» **Data lines**:
_ _ _ _ _ _ _

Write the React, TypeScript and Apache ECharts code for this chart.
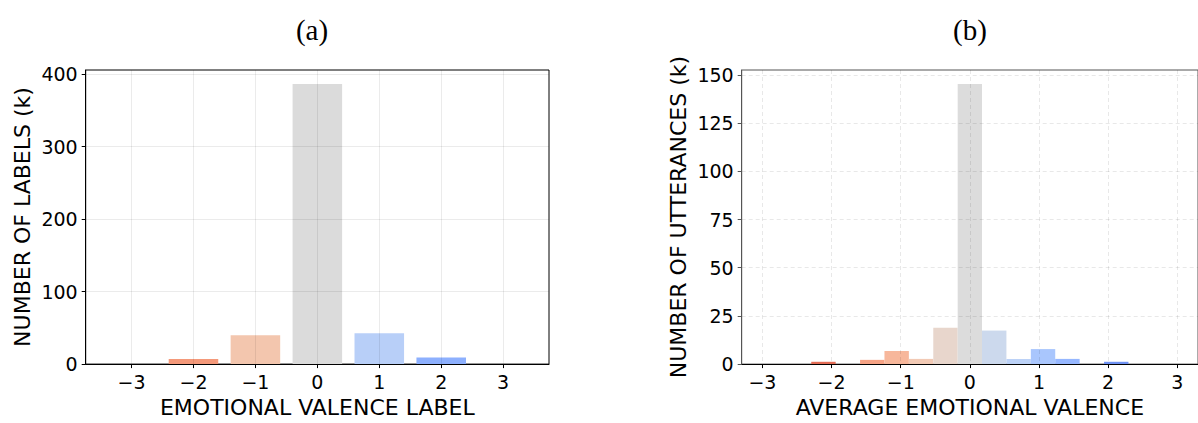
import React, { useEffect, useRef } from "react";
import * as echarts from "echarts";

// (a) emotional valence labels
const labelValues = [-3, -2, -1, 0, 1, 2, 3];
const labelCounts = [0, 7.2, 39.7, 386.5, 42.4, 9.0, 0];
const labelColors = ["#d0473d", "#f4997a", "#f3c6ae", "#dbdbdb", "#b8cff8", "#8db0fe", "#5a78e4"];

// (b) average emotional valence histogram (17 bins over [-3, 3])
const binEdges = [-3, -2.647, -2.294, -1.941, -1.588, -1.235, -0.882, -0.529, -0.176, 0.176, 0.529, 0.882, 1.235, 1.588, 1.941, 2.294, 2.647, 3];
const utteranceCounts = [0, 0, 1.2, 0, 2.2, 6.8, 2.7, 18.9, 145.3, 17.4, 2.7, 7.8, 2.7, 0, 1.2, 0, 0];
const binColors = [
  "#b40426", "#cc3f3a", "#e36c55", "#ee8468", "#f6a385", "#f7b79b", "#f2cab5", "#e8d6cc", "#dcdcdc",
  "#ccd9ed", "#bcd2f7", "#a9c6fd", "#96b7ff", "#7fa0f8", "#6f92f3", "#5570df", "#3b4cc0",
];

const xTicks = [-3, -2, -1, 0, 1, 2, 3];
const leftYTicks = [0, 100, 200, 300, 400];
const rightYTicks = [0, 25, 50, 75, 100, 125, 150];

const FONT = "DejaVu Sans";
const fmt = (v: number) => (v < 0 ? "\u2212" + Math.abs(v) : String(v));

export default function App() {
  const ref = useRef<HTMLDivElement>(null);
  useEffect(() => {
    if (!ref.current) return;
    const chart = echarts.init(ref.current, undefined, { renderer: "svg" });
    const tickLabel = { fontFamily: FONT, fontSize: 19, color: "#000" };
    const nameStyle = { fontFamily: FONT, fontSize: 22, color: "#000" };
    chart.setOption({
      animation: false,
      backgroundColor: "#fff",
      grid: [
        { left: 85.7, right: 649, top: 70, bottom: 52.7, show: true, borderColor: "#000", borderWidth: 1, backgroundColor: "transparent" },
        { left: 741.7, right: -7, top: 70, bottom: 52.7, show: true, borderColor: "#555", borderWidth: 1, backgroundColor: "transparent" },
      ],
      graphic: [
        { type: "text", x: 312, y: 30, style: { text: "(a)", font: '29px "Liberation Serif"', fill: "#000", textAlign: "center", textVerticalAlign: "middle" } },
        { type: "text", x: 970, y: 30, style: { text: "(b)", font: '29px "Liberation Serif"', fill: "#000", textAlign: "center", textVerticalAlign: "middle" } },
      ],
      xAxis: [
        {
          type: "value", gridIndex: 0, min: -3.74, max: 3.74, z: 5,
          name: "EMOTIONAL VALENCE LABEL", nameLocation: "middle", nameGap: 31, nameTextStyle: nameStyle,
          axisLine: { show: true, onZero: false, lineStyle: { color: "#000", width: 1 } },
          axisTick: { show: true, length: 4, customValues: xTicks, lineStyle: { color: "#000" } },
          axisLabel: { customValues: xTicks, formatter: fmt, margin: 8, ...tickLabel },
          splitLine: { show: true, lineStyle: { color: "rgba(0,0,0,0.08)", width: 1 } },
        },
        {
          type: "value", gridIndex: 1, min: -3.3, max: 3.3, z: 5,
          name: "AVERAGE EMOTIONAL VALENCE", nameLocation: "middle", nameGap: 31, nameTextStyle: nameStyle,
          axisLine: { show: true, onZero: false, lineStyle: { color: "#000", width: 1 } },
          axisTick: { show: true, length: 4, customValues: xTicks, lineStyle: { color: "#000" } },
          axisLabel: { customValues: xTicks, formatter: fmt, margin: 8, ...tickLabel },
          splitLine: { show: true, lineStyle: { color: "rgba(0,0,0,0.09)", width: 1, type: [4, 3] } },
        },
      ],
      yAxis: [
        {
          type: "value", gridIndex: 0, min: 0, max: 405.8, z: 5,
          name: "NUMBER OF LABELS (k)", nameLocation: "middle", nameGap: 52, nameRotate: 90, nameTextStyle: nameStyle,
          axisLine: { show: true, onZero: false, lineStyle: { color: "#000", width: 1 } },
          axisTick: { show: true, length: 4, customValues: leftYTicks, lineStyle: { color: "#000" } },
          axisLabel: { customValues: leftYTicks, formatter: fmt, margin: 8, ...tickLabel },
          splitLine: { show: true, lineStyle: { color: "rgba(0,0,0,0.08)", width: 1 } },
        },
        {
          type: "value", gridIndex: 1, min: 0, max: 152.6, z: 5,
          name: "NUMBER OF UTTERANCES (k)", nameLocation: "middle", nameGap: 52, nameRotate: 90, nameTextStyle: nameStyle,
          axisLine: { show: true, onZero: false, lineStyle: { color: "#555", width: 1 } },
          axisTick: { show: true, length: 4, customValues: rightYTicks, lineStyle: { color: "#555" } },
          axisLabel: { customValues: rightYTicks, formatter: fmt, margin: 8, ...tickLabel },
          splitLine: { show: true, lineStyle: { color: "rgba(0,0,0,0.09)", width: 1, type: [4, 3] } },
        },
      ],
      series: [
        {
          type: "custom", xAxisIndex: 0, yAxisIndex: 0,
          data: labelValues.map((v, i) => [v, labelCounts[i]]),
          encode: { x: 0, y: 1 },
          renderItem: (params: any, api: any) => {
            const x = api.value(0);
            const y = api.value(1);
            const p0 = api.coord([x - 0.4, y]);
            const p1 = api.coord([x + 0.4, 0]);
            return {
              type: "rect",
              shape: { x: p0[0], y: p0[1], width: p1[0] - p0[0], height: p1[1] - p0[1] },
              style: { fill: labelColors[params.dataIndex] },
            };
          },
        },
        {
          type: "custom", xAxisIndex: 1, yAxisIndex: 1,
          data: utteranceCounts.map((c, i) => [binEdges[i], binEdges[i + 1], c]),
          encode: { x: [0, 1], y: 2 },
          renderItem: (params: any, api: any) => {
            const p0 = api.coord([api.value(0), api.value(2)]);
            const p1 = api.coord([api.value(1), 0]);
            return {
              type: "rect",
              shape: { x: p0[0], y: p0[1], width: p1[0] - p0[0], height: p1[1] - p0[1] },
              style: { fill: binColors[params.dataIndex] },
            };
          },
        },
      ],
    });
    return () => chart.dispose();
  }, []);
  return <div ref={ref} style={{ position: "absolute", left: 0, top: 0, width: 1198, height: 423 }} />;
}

_ _ _ _ _ _ _

» **Task**: Copy exactly the lines running from the beginning of the listing through the line that has "const fmt = (v: number)". Drop the pictures.

» **Complete response**:
Write the React, TypeScript and Apache ECharts code for this chart.
import React, { useEffect, useRef } from "react";
import * as echarts from "echarts";

// (a) emotional valence labels
const labelValues = [-3, -2, -1, 0, 1, 2, 3];
const labelCounts = [0, 7.2, 39.7, 386.5, 42.4, 9.0, 0];
const labelColors = ["#d0473d", "#f4997a", "#f3c6ae", "#dbdbdb", "#b8cff8", "#8db0fe", "#5a78e4"];

// (b) average emotional valence histogram (17 bins over [-3, 3])
const binEdges = [-3, -2.647, -2.294, -1.941, -1.588, -1.235, -0.882, -0.529, -0.176, 0.176, 0.529, 0.882, 1.235, 1.588, 1.941, 2.294, 2.647, 3];
const utteranceCounts = [0, 0, 1.2, 0, 2.2, 6.8, 2.7, 18.9, 145.3, 17.4, 2.7, 7.8, 2.7, 0, 1.2, 0, 0];
const binColors = [
  "#b40426", "#cc3f3a", "#e36c55", "#ee8468", "#f6a385", "#f7b79b", "#f2cab5", "#e8d6cc", "#dcdcdc",
  "#ccd9ed", "#bcd2f7", "#a9c6fd", "#96b7ff", "#7fa0f8", "#6f92f3", "#5570df", "#3b4cc0",
];

const xTicks = [-3, -2, -1, 0, 1, 2, 3];
const leftYTicks = [0, 100, 200, 300, 400];
const rightYTicks = [0, 25, 50, 75, 100, 125, 150];

const FONT = "DejaVu Sans";
const fmt = (v: number) => (v < 0 ? "\u2212" + Math.abs(v) : String(v));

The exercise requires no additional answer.